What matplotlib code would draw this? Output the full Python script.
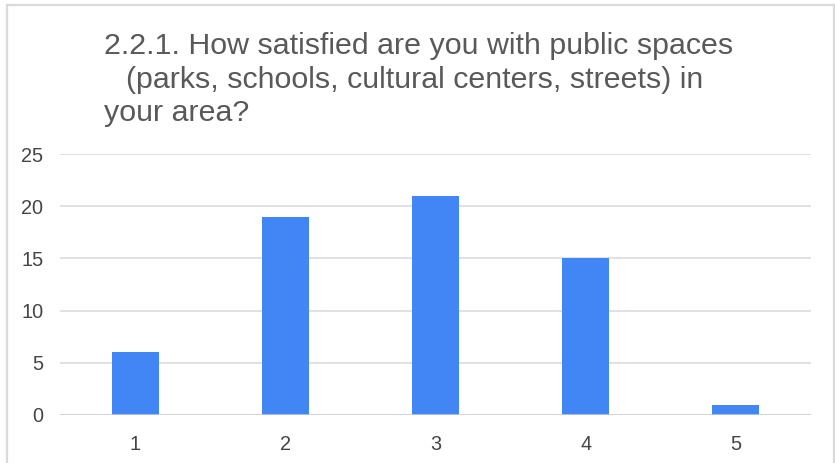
import matplotlib.pyplot as plt

# Survey responses: satisfaction rating (1-5) and number of respondents
ratings = ["1", "2", "3", "4", "5"]
counts = [6, 19, 21, 15, 1]
y_ticks = [0, 5, 10, 15, 20, 25]
title_lines = [
    "2.2.1. How satisfied are you with public spaces",
    "(parks, schools, cultural centers, streets) in",
    "your area?",
]
title_x = [104, 126, 104]

plt.rcParams["font.family"] = ["Liberation Sans", "DejaVu Sans"]

W, H = 835, 463
fig = plt.figure(figsize=(W / 100, H / 100), dpi=100)

# light frame around the chart (no bottom edge)
frame_color = "#dadada"
fig.add_artist(plt.Line2D([7 / W, 7 / W], [0, 1 - 5 / H], transform=fig.transFigure,
                          color=frame_color, lw=1.6))
fig.add_artist(plt.Line2D([7 / W, 833.5 / W], [1 - 5 / H, 1 - 5 / H], transform=fig.transFigure,
                          color=frame_color, lw=1.6))
fig.add_artist(plt.Line2D([833.5 / W, 833.5 / W], [0, 1 - 5 / H], transform=fig.transFigure,
                          color=frame_color, lw=1.6))

left, right = 60, 811
bottom, top = 415, 154
ax = fig.add_axes([left / W, (H - bottom) / H, (right - left) / W, (bottom - top) / H])

x = range(len(ratings))
ax.bar(x, counts, width=0.313, color="#4285F4", zorder=3)

ax.set_xlim(-0.5, len(ratings) - 0.5)
ax.set_ylim(0, 25)
ax.set_yticks(y_ticks)
ax.set_xticks(list(x))
ax.set_xticklabels(ratings)

for s in ax.spines.values():
    s.set_visible(False)
ax.grid(axis="y", color="#d9d9d9", lw=1.1, zorder=0)
ax.axhline(0, color="#cfcfcf", lw=1.8, zorder=4)
ax.tick_params(axis="both", length=0, labelsize=14.3, labelcolor="#444444")
ax.tick_params(axis="y", pad=12)
ax.tick_params(axis="x", pad=14.5)

# title, drawn line by line
for i, (line, tx) in enumerate(zip(title_lines, title_x)):
    fig.text(tx / W, 1 - (54 + 33.5 * i) / H, line, ha="left", va="baseline",
             fontsize=21.9, color="#595959")

fig.savefig("out.png", dpi=100, facecolor="white")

Description of the task:
Take the material above from its first line through the line holding "fig = plt.figure(figsize=(W" and set it down exactly, without the pictures.

Final result:
What matplotlib code would draw this? Output the full Python script.
import matplotlib.pyplot as plt

# Survey responses: satisfaction rating (1-5) and number of respondents
ratings = ["1", "2", "3", "4", "5"]
counts = [6, 19, 21, 15, 1]
y_ticks = [0, 5, 10, 15, 20, 25]
title_lines = [
    "2.2.1. How satisfied are you with public spaces",
    "(parks, schools, cultural centers, streets) in",
    "your area?",
]
title_x = [104, 126, 104]

plt.rcParams["font.family"] = ["Liberation Sans", "DejaVu Sans"]

W, H = 835, 463
fig = plt.figure(figsize=(W / 100, H / 100), dpi=100)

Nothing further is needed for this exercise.